Trials with missing categorization responses due to timeout (Expt. 1: n = 9; <1%; Expt. 2: n = 16; <1%; Expt. 3: n = 44; 1%; Expt. 4: n = 9; <1%; Expt. 5: n = 5; <1%; Expt. 6: n = 16; <1%) were excluded from analyses. The binomial categorization data in experimental trials were analyzed using Generalized Linear Mixed Models (GLMM59) with a logistic linking function as implemented in the lme4 library (version 1.0.560) in R61. The binomial dependent variable was participants’ categorization of the target as either the ‘prefix present’ (e.g., gegaan; coded as 1) or the ‘prefix absent’ target word (e.g., gaan; coded 0). Analyses were run separately for the ‘single talker’ Experiments 1–2 and the dichotic Experiments 3–6.
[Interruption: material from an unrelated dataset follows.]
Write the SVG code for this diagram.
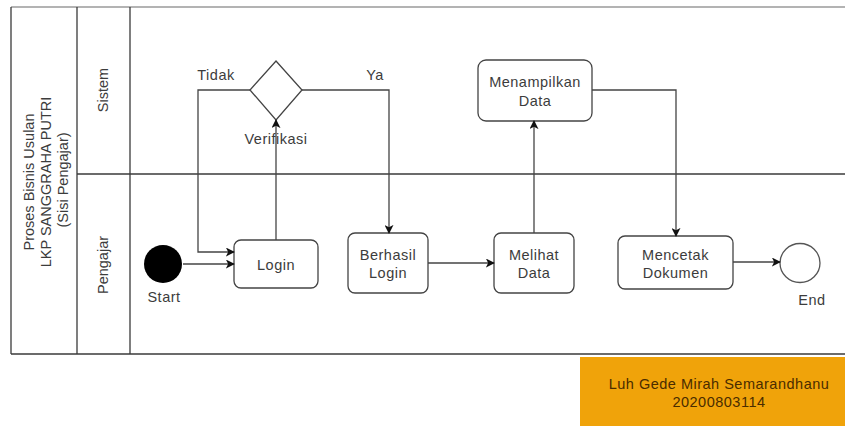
<svg xmlns="http://www.w3.org/2000/svg" width="845" height="426" viewBox="0 0 845 426">
  <style>
    .lane { fill: none; stroke: #3a3a3a; stroke-width: 1.3; }
    .box { fill: #ffffff; stroke: #444444; stroke-width: 1.3; }
    .t { font-family: "Liberation Sans", Arial, sans-serif; font-size: 14.5px; fill: #3c3c3c; text-anchor: middle; letter-spacing: 0.5px; }
    .tv { font-family: "Liberation Sans", Arial, sans-serif; font-size: 14.5px; fill: #3c3c3c; text-anchor: middle; }
    .edge { fill: none; stroke: #444444; stroke-width: 1.3; }
  </style>
  <defs>
    <marker id="arrow" viewBox="0 0 10 10" refX="9" refY="5" markerWidth="9" markerHeight="9" markerUnits="userSpaceOnUse" orient="auto">
      <path d="M0,0 L10,5 L0,10 L2.5,5 Z" fill="#111111"/>
    </marker>
  </defs>

  <rect width="845" height="426" fill="#ffffff"/>

  <!-- pool frame and lanes -->
  <g id="pool">
    <line x1="11" y1="7" x2="845" y2="7" stroke="#9a9a9a" stroke-width="1.3"/>
    <line class="lane" x1="11" y1="7" x2="11" y2="354"/>
    <line class="lane" x1="77" y1="7" x2="77" y2="354"/>
    <line class="lane" x1="130" y1="7" x2="130" y2="354"/>
    <line class="lane" x1="77" y1="174" x2="845" y2="174"/>
    <line class="lane" x1="11" y1="354" x2="845" y2="354"/>
    <text class="tv" transform="translate(47,180) rotate(-90)">
      <tspan x="0" y="-13">Proses Bisnis Usulan</tspan>
      <tspan x="0" y="4">LKP SANGGRAHA PUTRI</tspan>
      <tspan x="0" y="21">(Sisi Pengajar)</tspan>
    </text>
    <text class="tv" transform="translate(103,90) rotate(-90)" y="5">Sistem</text>
    <text class="tv" transform="translate(103,265) rotate(-90)" y="5">Pengajar</text>
  </g>

  <!-- start event -->
  <g id="start">
    <circle cx="163" cy="264" r="19" fill="#000000"/>
    <text class="t" x="164" y="302">Start</text>
  </g>

  <g id="login">
    <rect class="box" x="234" y="240" width="84" height="48" rx="7"/>
    <text class="t" x="276" y="270">Login</text>
  </g>

  <g id="verifikasi">
    <polygon class="box" points="276,61 302,90 276,120 250,90"/>
    <text class="t" x="276" y="144">Verifikasi</text>
  </g>

  <g id="berhasil-login">
    <rect class="box" x="348" y="233" width="80" height="60" rx="7"/>
    <text class="t" x="388" y="260">Berhasil</text>
    <text class="t" x="388" y="278">Login</text>
  </g>

  <g id="melihat-data">
    <rect class="box" x="494" y="233" width="80" height="60" rx="7"/>
    <text class="t" x="534" y="260">Melihat</text>
    <text class="t" x="534" y="278">Data</text>
  </g>

  <g id="menampilkan-data">
    <rect class="box" x="478" y="60" width="114" height="61" rx="8"/>
    <text class="t" x="535" y="87">Menampilkan</text>
    <text class="t" x="535" y="106">Data</text>
  </g>

  <g id="mencetak-dokumen">
    <rect class="box" x="618" y="236" width="115" height="53" rx="7"/>
    <text class="t" x="675.5" y="260">Mencetak</text>
    <text class="t" x="675.5" y="278">Dokumen</text>
  </g>

  <!-- end event -->
  <g id="end">
    <ellipse cx="800" cy="263" rx="20" ry="19.5" fill="#ffffff" stroke="#555555" stroke-width="1.3"/>
    <text class="t" x="812" y="305">End</text>
  </g>

  <!-- connectors -->
  <g id="connectors">
    <line class="edge" x1="183" y1="264" x2="234" y2="264" marker-end="url(#arrow)"/>
    <line class="edge" x1="276" y1="240" x2="276" y2="120" marker-end="url(#arrow)"/>
    <polyline class="edge" points="250,90 198,90 198,252 234,252" marker-end="url(#arrow)"/>
    <text class="t" x="216" y="80">Tidak</text>
    <polyline class="edge" points="302,90 389,90 389,233" marker-end="url(#arrow)"/>
    <text class="t" x="375" y="80">Ya</text>
    <line class="edge" x1="428" y1="263" x2="494" y2="263" marker-end="url(#arrow)"/>
    <line class="edge" x1="534" y1="233" x2="534" y2="121" marker-end="url(#arrow)"/>
    <polyline class="edge" points="592,90 676,90 676,236" marker-end="url(#arrow)"/>
    <line class="edge" x1="733" y1="262" x2="780" y2="262" marker-end="url(#arrow)"/>
  </g>

  <!-- author note -->
  <g id="author">
    <rect x="580" y="357" width="265" height="69" fill="#f0a30a"/>
    <text class="t" x="719" y="389" style="fill:#4a2c00">Luh Gede Mirah Semarandhanu</text>
    <text class="t" x="719" y="407" style="fill:#4a2c00">20200803114</text>
  </g>
</svg>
The data from the ‘single talker’ Experiments 1–2 were combined and analyzed for fixed effects of Continuum Step (continuous predictor; centered and scaled around the mean), Context Rate (categorical predictor; deviation coding, with slow context coded as −0.5 and fast as +0.5), Experiment (categorical predictor; dummy coding, with Experiment 2 mapped onto the intercept), and all interactions. The model included Participant and Target Pair as random factors, with by-participant and by-item random slopes for Context Rate. Models with more complex random effects structures failed to converge. This model revealed significant effects of Continuum Step (β = 1.539, SE = 0.065, z = 23.540, p < 0.001; higher P(present) as initial syllable duration increased) and Context Rate (β = 0.627, SE = 0.218, z = 2.874, p = 0.004; higher P(present) for contexts with fast speech rates). We also found a main effect of Experiment (β = −0.775, SE = 0.378, z = −2.052, p = 0.040), revealing that there was a significantly higher proportion of ‘prefix present’ responses in Experiment 2 compared to Experiment 1 (MExpt1 = 0.47; MExpt2 = 0.57). No interactions were observed, suggesting that the effect of Context Rate did not differ across these two single talker experiments.
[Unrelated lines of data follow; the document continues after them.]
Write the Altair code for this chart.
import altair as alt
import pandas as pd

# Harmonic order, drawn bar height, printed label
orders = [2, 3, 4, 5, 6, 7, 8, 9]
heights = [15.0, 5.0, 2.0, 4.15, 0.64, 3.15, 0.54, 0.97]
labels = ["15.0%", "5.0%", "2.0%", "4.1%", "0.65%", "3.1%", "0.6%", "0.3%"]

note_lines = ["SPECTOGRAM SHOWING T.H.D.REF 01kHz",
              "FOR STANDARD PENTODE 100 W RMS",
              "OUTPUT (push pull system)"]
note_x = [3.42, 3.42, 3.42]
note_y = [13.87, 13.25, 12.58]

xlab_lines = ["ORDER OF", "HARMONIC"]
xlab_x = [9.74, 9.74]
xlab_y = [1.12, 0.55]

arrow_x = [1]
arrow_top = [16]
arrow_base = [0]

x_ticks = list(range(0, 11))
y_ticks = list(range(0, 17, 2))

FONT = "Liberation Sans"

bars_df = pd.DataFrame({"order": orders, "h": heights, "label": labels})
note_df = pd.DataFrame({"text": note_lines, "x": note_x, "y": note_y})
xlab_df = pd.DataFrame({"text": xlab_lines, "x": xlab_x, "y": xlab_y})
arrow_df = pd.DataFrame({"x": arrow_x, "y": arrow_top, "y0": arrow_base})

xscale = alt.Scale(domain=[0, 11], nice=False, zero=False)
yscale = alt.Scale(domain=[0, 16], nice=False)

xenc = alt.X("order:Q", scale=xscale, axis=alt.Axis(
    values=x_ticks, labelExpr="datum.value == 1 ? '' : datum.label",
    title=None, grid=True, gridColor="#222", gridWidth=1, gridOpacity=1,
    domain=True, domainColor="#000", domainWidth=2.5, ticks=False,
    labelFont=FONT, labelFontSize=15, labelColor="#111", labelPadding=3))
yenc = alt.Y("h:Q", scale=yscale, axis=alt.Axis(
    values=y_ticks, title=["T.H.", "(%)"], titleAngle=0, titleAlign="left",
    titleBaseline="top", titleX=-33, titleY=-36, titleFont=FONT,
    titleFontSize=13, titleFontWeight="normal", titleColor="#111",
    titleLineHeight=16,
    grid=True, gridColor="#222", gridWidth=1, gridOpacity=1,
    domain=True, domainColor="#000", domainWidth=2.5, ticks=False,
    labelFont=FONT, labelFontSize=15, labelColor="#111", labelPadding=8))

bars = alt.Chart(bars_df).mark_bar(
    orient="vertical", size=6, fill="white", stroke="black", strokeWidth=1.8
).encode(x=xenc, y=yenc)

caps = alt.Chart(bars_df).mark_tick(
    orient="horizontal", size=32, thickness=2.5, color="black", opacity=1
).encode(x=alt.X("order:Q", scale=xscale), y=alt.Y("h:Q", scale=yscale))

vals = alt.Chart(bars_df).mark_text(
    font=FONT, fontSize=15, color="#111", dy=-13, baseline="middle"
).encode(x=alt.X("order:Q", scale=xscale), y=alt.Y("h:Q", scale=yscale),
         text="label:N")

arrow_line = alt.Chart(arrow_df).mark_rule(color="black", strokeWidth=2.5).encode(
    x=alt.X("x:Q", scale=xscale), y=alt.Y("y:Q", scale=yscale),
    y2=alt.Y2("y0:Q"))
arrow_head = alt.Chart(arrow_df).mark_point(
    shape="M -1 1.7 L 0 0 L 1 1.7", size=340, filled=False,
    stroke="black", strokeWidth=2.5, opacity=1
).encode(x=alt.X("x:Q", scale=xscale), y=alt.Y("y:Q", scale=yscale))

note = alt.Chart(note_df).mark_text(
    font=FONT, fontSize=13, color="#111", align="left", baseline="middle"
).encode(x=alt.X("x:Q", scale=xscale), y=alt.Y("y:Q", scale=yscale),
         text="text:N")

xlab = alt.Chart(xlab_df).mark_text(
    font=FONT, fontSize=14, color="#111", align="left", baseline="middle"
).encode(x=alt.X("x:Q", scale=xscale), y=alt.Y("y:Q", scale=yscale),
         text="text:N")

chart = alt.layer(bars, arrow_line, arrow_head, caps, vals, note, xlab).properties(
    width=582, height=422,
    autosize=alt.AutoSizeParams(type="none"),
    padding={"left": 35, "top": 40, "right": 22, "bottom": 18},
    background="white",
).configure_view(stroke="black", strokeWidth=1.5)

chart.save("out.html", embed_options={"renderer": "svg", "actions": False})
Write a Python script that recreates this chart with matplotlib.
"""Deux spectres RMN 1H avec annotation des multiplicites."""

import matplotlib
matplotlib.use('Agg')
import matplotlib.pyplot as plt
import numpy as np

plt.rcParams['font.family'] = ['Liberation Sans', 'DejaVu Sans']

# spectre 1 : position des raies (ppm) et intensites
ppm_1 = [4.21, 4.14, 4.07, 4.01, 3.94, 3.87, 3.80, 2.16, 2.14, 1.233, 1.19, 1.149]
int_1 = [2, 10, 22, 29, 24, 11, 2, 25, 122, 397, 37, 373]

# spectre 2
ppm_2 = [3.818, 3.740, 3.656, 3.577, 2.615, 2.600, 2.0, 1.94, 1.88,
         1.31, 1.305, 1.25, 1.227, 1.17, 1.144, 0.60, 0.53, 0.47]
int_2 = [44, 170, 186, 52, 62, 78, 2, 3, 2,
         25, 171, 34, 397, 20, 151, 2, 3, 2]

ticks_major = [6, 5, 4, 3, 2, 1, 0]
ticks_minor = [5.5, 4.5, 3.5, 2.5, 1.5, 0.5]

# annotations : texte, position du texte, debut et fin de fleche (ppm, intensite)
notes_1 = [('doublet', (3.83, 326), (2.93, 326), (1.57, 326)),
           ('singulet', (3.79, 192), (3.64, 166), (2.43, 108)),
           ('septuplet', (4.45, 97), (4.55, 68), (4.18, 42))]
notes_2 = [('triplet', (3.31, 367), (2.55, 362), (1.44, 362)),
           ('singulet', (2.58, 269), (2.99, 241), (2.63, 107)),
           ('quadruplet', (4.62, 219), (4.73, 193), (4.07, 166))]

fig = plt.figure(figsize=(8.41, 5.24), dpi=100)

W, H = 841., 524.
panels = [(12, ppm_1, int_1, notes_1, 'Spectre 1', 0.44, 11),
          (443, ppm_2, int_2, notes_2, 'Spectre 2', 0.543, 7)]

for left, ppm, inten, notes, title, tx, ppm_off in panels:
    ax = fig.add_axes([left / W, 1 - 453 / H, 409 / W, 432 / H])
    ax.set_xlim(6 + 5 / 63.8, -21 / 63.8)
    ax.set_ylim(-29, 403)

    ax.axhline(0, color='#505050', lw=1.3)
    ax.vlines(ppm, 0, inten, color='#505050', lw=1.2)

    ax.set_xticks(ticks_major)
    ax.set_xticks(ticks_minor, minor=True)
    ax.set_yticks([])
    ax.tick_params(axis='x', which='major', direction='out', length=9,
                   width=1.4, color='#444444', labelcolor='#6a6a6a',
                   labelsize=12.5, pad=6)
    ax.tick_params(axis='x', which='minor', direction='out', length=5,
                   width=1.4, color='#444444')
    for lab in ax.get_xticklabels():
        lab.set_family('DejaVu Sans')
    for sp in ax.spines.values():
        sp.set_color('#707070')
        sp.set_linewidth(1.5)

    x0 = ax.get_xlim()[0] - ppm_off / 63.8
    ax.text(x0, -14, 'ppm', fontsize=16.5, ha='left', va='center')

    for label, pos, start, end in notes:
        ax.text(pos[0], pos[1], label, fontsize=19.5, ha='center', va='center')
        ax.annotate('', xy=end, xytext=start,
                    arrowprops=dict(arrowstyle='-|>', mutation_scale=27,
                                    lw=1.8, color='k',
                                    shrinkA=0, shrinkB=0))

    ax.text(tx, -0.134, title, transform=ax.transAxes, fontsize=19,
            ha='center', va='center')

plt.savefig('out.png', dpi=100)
The data from the four dichotic Experiments 3–6 were analyzed for fixed effects of Continuum Step (continuous predictor; centered and scaled around the mean), Attended Rate (categorical predictor; deviation coding, with slow attended rate coded as −0.5 and fast attended rate as +0.5), Rate Match (categorical predictor; deviation coding, with rate-mismatching trials coded as −0.5 and rate-matching trials as +0.5), Experiment (categorical predictor; dummy coding, with Experiment 3 mapped onto the intercept), and all interactions. The model included Participant and Target Pair as random factors, with by-participant and by-item random slopes for Context Rate. Models with more complex random effects structures failed to converge. This model revealed significant effects of Continuum Step (β = 1.527, SE = 0.045, z = 33.751, p < 0.001; higher P(present) as initial syllable duration increased) and an effect of Attended Rate (β = 0.341, SE = 0.091, z = 3.742, p < 0.001; higher P(present) when attending a fast vs. slow context sentence). However, there was an interaction between Attended Rate and Rate Match (β = 0.599, SE = 0.155, z = 3.866, p < 0.001), suggesting a difference between the two rate-matching conditions but no difference between rate-mismatching conditions. In fact, no 3-way interaction between Attended Rate, Rate Match, and Experiment was observed, indicating similar categorization behavior across all four dichotic experiments – regardless of whether they involved a ‘selective attention’ (Experiments 3–5) or a ‘divided attention’ paradigm (Experiment 6). Separate analyses of rate-matching and rate-mismatching trials revealed only an effect of Attended Rate in rate-matching trials (β = 0.649, SE = 0.141, z = 4.602, p < 0.001; higher P(present) for two fast than two slow contexts), but no effect in rate-mismatching trials (β = 0.039, SE = 0.145, z = 0.269, p = 0.788).

We also found an overall difference between Experiment 3 and 4 (β = 0.660, SE = 0.313, z = 2.111, p = 0.035) and Experiment 3 and 6 (β = 1.025, SE = 0.314, z = 3.268, p = 0.001), revealing that there was a significantly higher proportion of ‘prefix present’ responses in Experiment 4 and Experiment 6 compared to Experiment 3 (MExpt3 = 0.56; MExpt4 = 0.65; MExpt3 = 0.59; MExpt4 = 0.70). An overall effect of Rate Match (β = 0.185, SE = 0.077, z = 2.387, p = 0.017) indicated a slightly higher proportion of ‘prefix present’ responses in rate-matching (P(present) = 0.63) vs. rate-mismatching trials (P(present) = 0.62). Finally, there was a small interaction between Continuum Step and the contrast between Experiment 3 and 4 (β = −0.150, SE = 0.061, z = −2.450, p = 0.014) and between Continuum Step and the contrast between Experiment 3 and 6 (β = −0.212, SE = 0.063, z = −3.343, p < 0.001), suggesting a slightly reduced effect of Continuum Step in Experiment 4 and 6 compared to Experiment 3.

Finally, Bayesian analyses were carried out (see Supplementary Information) corroborating, first, the absence of evidence for a difference between the two rate-mismatching conditions; second, strong evidence for the alternative hypothesis that the two rate-matching conditions do differ in dichotic Experiments 3–6.